The Choctaw Nation of Oklahoma, a tribe in which I am enrolled, is headquartered in southeastern Oklahoma and has a tribal citizenry of just over 175,000. Our tribal government currently compacts almost all of our tribe's Bureau of Indian Affairs (BIA) and Indian Health Service (IHS) program funding and runs dozens of tribal businesses that today fund more than 80 percent of our tribal programs and services.1 More than six thousand people work for our tribe, which is headed by a chief, a twelve-member tribal council, and three tribal judges.2 Our people rebuilt our formal tribal political structures and institutions in the 1970s and 1980s, more than a half-century after the Curtis Act of 1898, the Supplemental Agreement of 1902, and the Five Tribes Act of 1906 eviscerated our elaborate nineteenth-century polity and allotted most of our land. Little scholarship exists about the era of our tribal history that spans the years between allotment in the early 1900s and the tribal nation-building of the 1970s, the era that is the focus of this article.
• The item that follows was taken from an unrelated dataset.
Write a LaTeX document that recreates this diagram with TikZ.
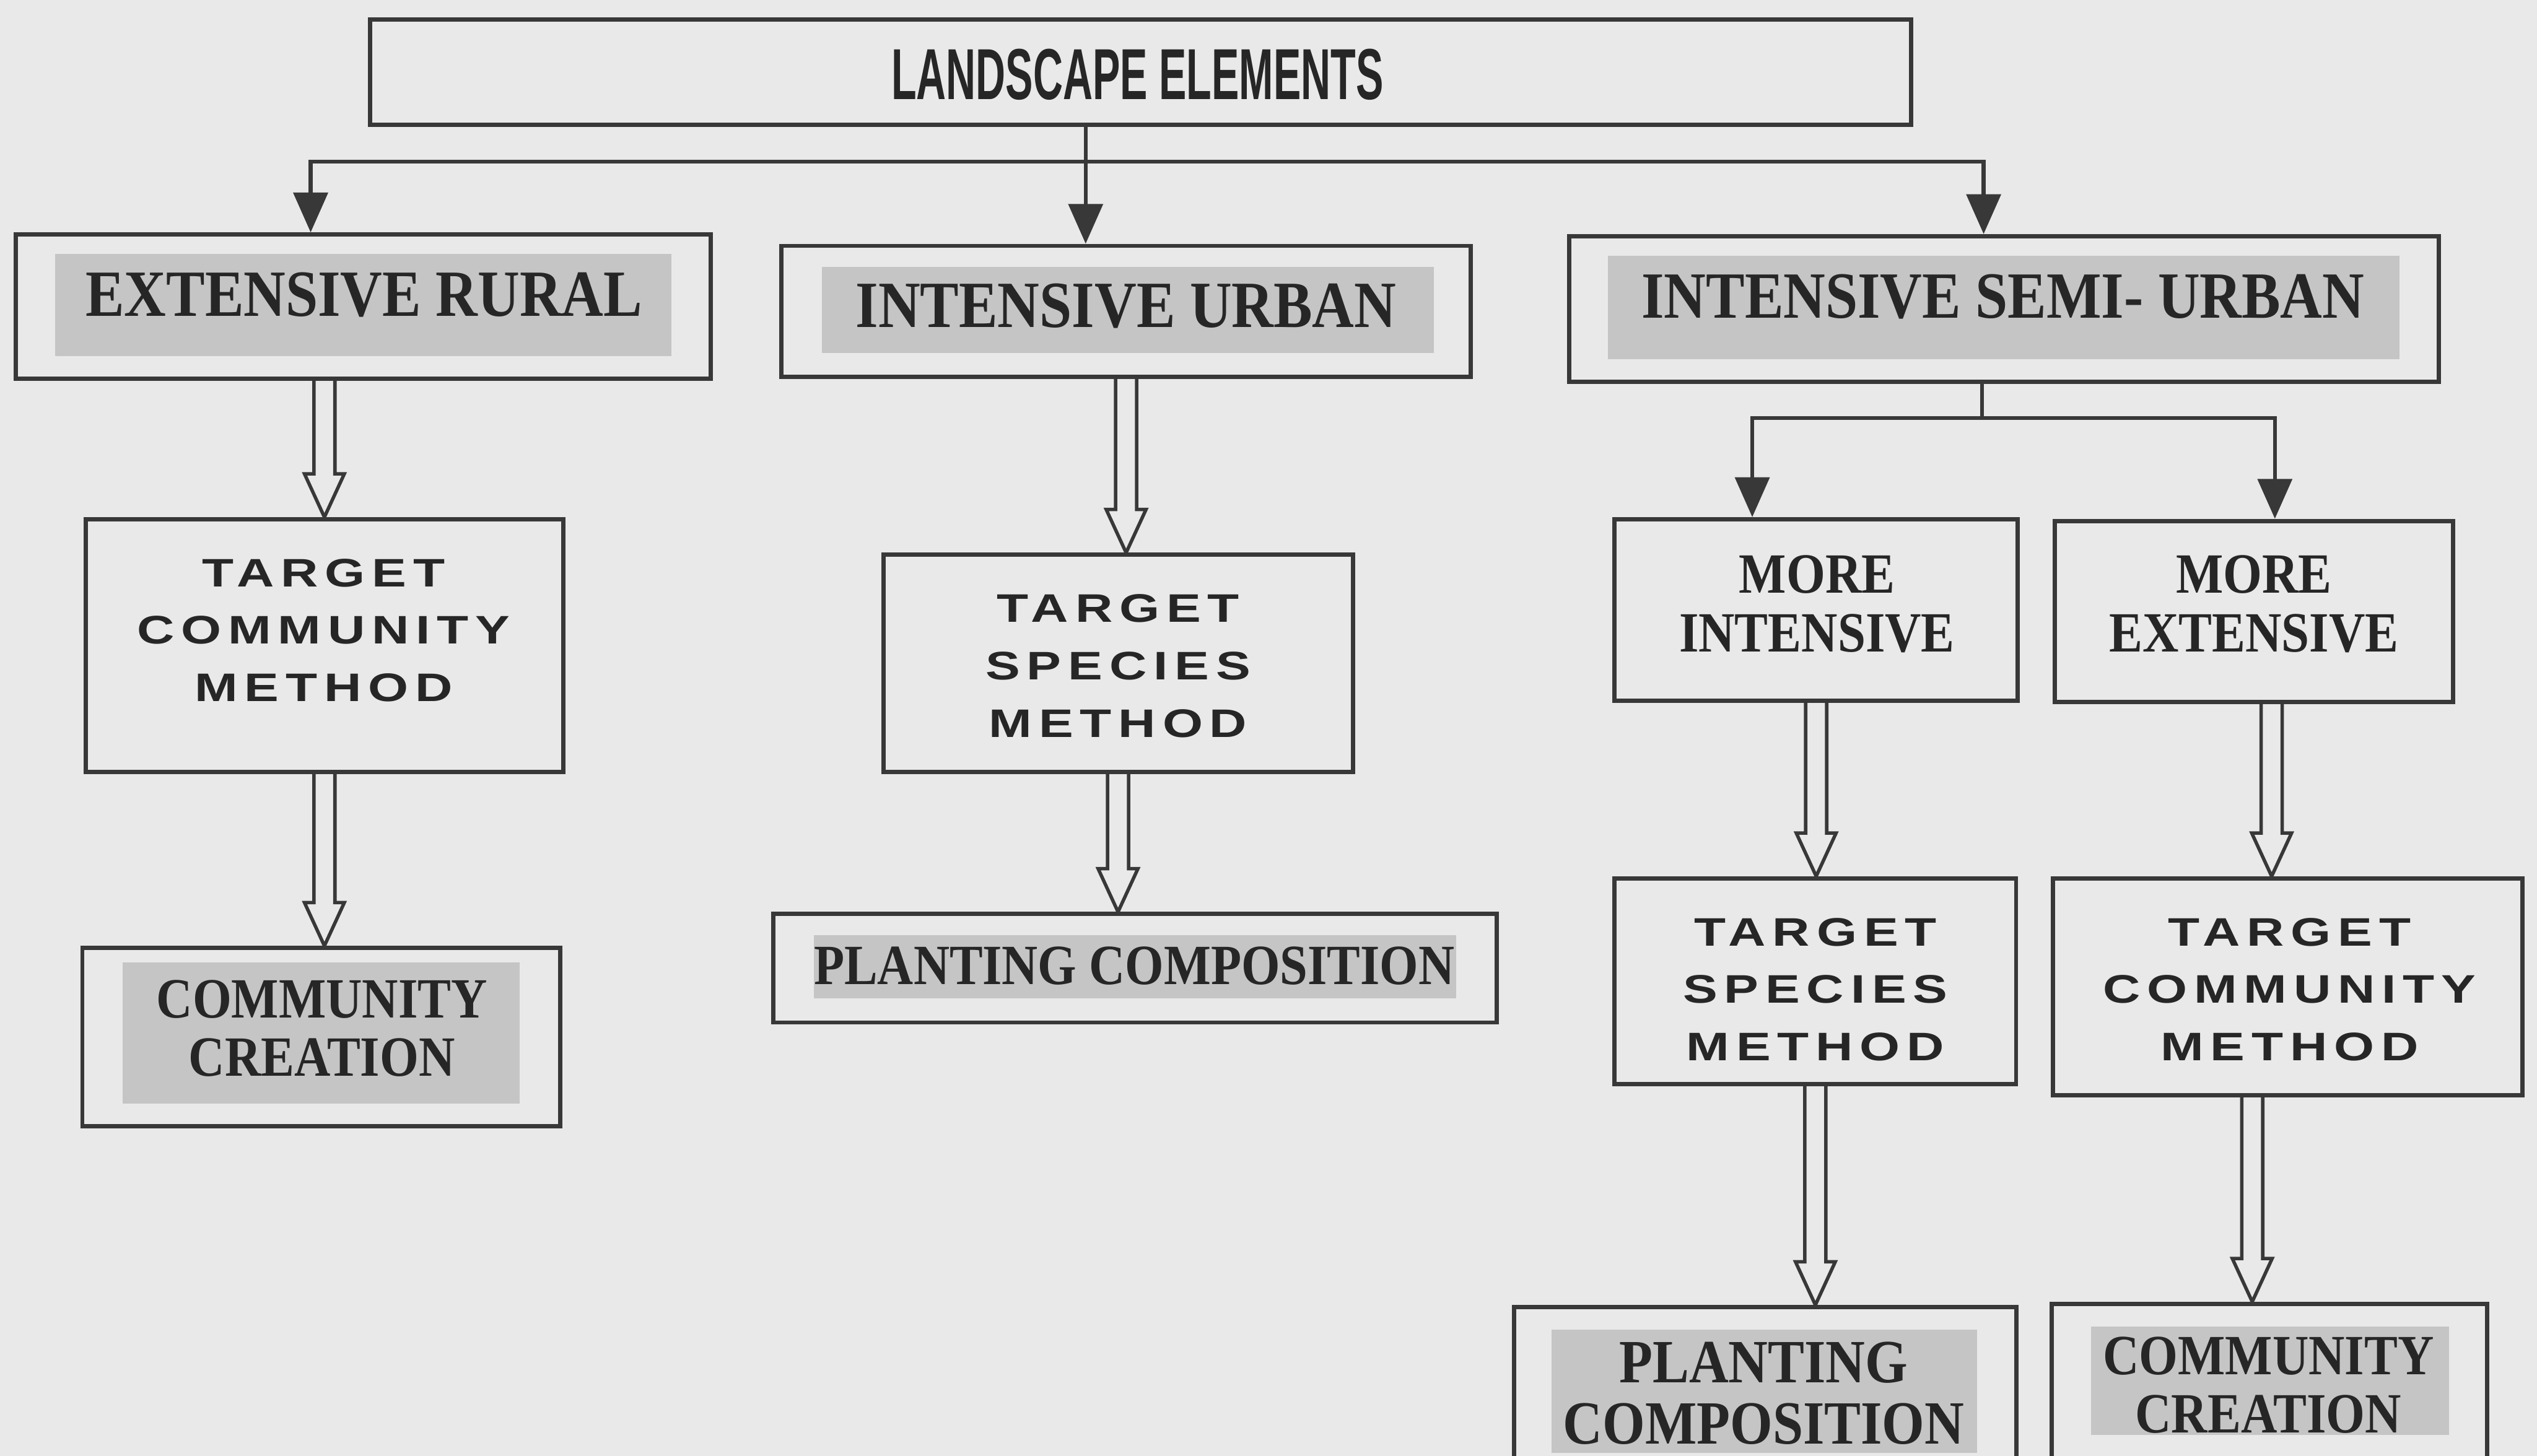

Despite the dearth of scholarship about this era of Choctaw history, by the late twentieth century a dominant scholarly narrative of this period had emerged. This narrative alleges that, during the greater part of the twentieth century, many Choctaws pursued a strategy of assimilation into the larger, non-Indian society and acculturation to white culture. "Nothing set the Five Tribes people apart quite so much," David W. Baird writes, "as their outspoken advocacy of assimilation with the white majority."3 James H. Howard and Victoria Lindsay Levine characterize Choctaw "sentiment" during the early twentieth century as "ultra-assimilationist," with many Choctaws undergoing "rapid white acculturation" and making "an all-out effort to remodel their culture to approximate [End Page 283] that of whites."4 Naomi Ruth Hunke notes that in the 1930s leaders of the only Oklahoma Choctaw community still holding Choctaw dances and stickball games decided to stop such performances, citing as their reason "opposition" from Choctaw tribal officials, among others.5 In the late 1940s, anthropologist Alexander Spoehr concluded that, in part because of the Choctaw pursuit of acculturation, Choctaw kinship had "lost its importance as a means of widely establishing and regulating social relations" and "of integrating the local group."6 Pointing to Choctaw behavior at the regional and national levels, several scholars have observed that the Five "Civilized" Tribes, including the Choctaws, provided much of the leadership for the Society of American Indians (SAI), a pan-Indian organization founded in 1911.7 The SAI, which Robert Warrior has identified as part of the "first important movement of twentieth-century American Indian intellectual history," embraced a "mainstreaming ideology" and promoted Indian "integration" into the larger, non-Indian society.8

For many scholars, the ultimate expression of Choctaw assimilationist aspirations during these years is our tribe's response to the termination era of federal Indian policy (1945–1960). In the late 1950s, Choctaw Chief Harry J. W. Belvin supported federal legislation to terminate our tribe, making the Choctaws one of as many as 109 cases of termination initiated between 1945 and 1960.9 The date upon which Choctaw termination was to become effective was extended three times in the 1960s before the law was repealed on August 24, 1970.10 While we did not become part of the 3 percent of the total Indian population that was terminated, according to historian Donald Fixico, "the Oklahoma Choctaws seized the initiative in abrogating their trust relationship with the government."11

Using interviews and archival research that I conducted in 1995–1996 and 2005, this article raises questions about the extent to which our people supported this effort to terminate our tribe and thus the extent to which assimilationist aspirations defined Choctaw experience during these years. By documenting the emergence in the late 1960s of an organized Choctaw youth movement that resisted Choctaw tribal termination, I seek to expand scholarly interpretations that address only a single Choctaw position on tribal termination, or that, like Kidwell, acknowledge but only briefly address...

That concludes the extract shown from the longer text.